To sense the linear motion of the linear cam 48, there is provided electronic sensing means, most clearly shown in FIG. 5. The linear cam is shown mounted for reciprocal motion within the enclosure 50 at openings 52 and 54 in the enclosure. For sensing the position of this linear cam there are provided

electronic microswitches

56 and 58 having switch

arms

60 and 62 respectively.

These microswitches are actuated by a defined section of the cam bar acting on the microswitch switch arm. On the extremity of each switch arm there are provided

rollers

64 and 66 to ride upon the linear cam 48. The cam bar is provided with a defined section 70 within which the switch rollers ride during in-balance conditions. At the edges of this section there are provided

edges

72 and 74 which the rollers strike when the linear cam is moved sufficiently in either direction to indicate an out-of-balance condition. Accordingly, movement of the linear cam towards the left in FIG. 5 will cause the roller 66 to strike the edge 74 and thereby actuate the microswitch 58. Movement of the linear cam 48 to the right in FIG. 5 causes the roller 64 of the microswitch 56 to strike the edge 72 and thereby actuate the switch.

In the preferred embodiment of the present invention, these switches electrically control solenoid valves to control flow to the hydraulic cylinders 20 and 22 in a manner well known in the art. As the platform is raised, if one scissors member extends further than the other scissors member, the platform will shift toward the side of the shorter member. This in turn results in a difference in angles between the telescoping scissors members and the supporting base. This angle of the telescoping scissors member relative to the support is transmitted through the

linkage bars

36 and 42 to cause relative motion of the extremities of the control bar 44 pivotally mounted on the linear cam. Accordingly, as long as the telescoping scissors members are evenly matched in extension, the linkage bars 42 and 42a shift in equal but opposite direction, and no movement of the pivot point 46 occurs. But should either the left or right scissors member overextend or underextend, the relative position of the linkages 42 and 42a will be caused to shift to the left or to the right corresponding to the direction of overextension or underextension of the scissors member. This in turn moves the linear cam which actuates the appropriate microswitch. Upon sensing the overshift of the elevated platform, the microswitch is arranged to electronically open valves to direct hydraulic fluid under pressure into the appropriate hydraulic cylinder on the telescoping scissors member to bring the relative difference in the extension within tolerance limits. The electronically operated solenoid and hydraulic flow are not shown in the drawings as they are well known in the art.

Turning once again to FIG. 5 there is shown an additional microswitch 80 having a switch arm 82 with rollers 84 positioned on the extremity thereof. These rollers are arranged to ride upon a defined section 86 of a linear

cam having edges

88 and 90 defined on either side thereof. This microswitch is arranged to disable the system and prevent further elevation or translation of the elevated platform in the event the out-of-balance condition exceeds acceptable limits.

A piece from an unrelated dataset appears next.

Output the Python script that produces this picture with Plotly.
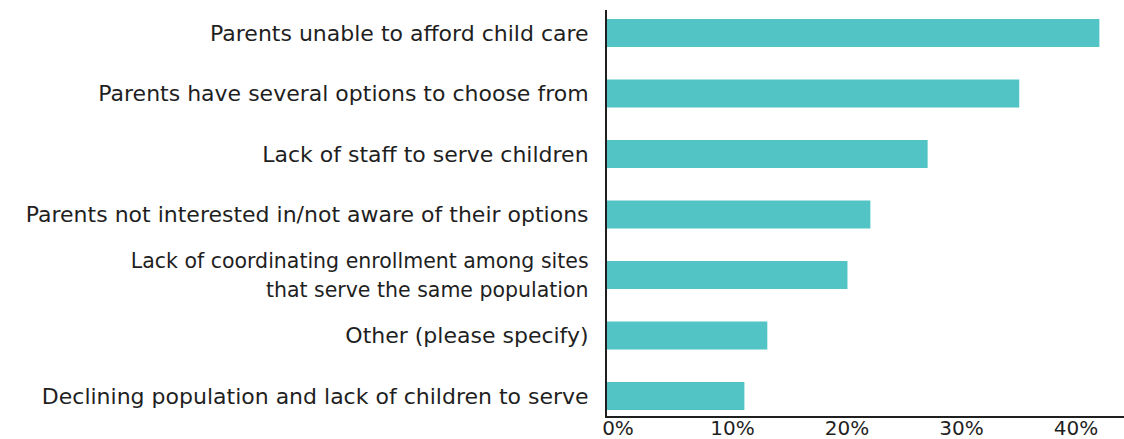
import plotly.graph_objects as go

# Survey responses, listed top to bottom
categories = [
    "Parents unable to afford child care",
    "Parents have several options to choose from",
    "Lack of staff to serve children",
    "Parents not interested in/not aware of their options",
    "<span style='font-size:20.5px'>Lack of coordinating enrollment among sites<br>that serve the same population</span>",
    "Other (please specify)",
    "Declining population and lack of children to serve",
]
percent = [43, 36, 28, 23, 21, 14, 12]

tick_values = [0, 10, 20, 30, 40]
tick_text = ["0%", "10%", "20%", "30%", "40%"]

# plot bottom-to-top so the first category sits at the top
cats_rev = categories[::-1]
vals_rev = percent[::-1]
positions = list(range(len(cats_rev)))

FONT = "DejaVu Sans"
INK = "#1f1f1f"

fig = go.Figure(
    go.Bar(
        x=vals_rev,
        y=positions,
        orientation="h",
        marker=dict(color="#53C4C5", line=dict(width=0)),
        width=0.46,
        hoverinfo="skip",
    )
)

fig.update_layout(
    template="none",
    width=1124,
    height=439,
    margin=dict(l=607, r=0, t=10, b=23, autoexpand=False),
    paper_bgcolor="white",
    plot_bgcolor="white",
    showlegend=False,
    font=dict(family=FONT, size=22, color=INK),
)

fig.update_xaxes(
    automargin=False,
    range=[0, 45.15],
    tickvals=tick_values,
    ticktext=tick_text,
    showgrid=False,
    zeroline=False,
    showline=True,
    linecolor=INK,
    linewidth=2,
    ticks="",
    ticklabelshift=11,
    ticklabelstandoff=-7,
    tickfont=dict(family=FONT, size=20, color=INK),
)

fig.update_yaxes(
    automargin=False,
    range=[-0.33, 6.38],
    tickvals=positions,
    ticktext=cats_rev,
    showgrid=False,
    zeroline=False,
    showline=True,
    linecolor=INK,
    linewidth=2,
    ticks="",
    ticklabelstandoff=12,
    tickfont=dict(family=FONT, size=22, color=INK),
)

fig.write_html("out.html")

In the event the

microswitches

56 or 58 have been actuated but have failed to bring the platform within balance and the linear cam moves further to either the left or the right indicating a further out-of-balance condition then, upon such further travel of the linear cam, the rollers 84 of the microswitch 80 will strike the

edges

88 or 90. This indicates the ultimate tolerance limits of the out-of-balance condition and the microswitch 80 will be actuated. When this condition is sensed, the microswitch will operate a solenoid controlling the hydraulic lift circuits to shut off further flow to the elevating system.

Claims

We claim:

1. In an elevating work platform apparatus having a base and having a platform supported by first and second extensible scissors members mounted on the base by respective supporting pivots and means for extending each scissors member, the improvement comprising:

(a) a linear cam arranged for reciprocal linear travel;

(b) sensing means positioned along said linear cam to detect predetermined limits of linear travel; and

(c) mechanical linkage connecting said linear cam to said first and second extensible scissors members for mechanically transposing the relative position of said scissors members to said linear travel of said linear cam, wherein said mechanical linkage comprises a control member pivotally mounted proximate its center to said linear cam and having pivotally mounted proximate its extremities first and second linking members connecting said control member to said first and second extensible scissors members respectively.

2. The apparatus of claim 1 wherein said mechanical linkage further comprises a first and second bar member pivotally attached to each respective scissors member in spaced relation to the respective supporting pivots of the scissors members, a first and second lever member pivotally attached to the base and having extending extremities, wherein said first and second respective linking members are pivotally affixed to one extremity of each respective lever member, and said first and second bar members are pivotally affixed to the opposite extremity of each respective lever member.

3. The apparatus of claim 2 further comprising lift control means arranged to respond to said sensing means and provide independent control of the means for extending each scissors member.

4. The apparatus of claim 3 wherein said sensing means comprises microswitch means positioned along said linear cam and arranged to be actuated by said linear cam upon the occurrence of predetermined limits of travel.

5. The apparatus of claim 3 further comprising lift shut-off means arranged to respond to said sensing means and provide lift terminating control of the means for extending each scissors member.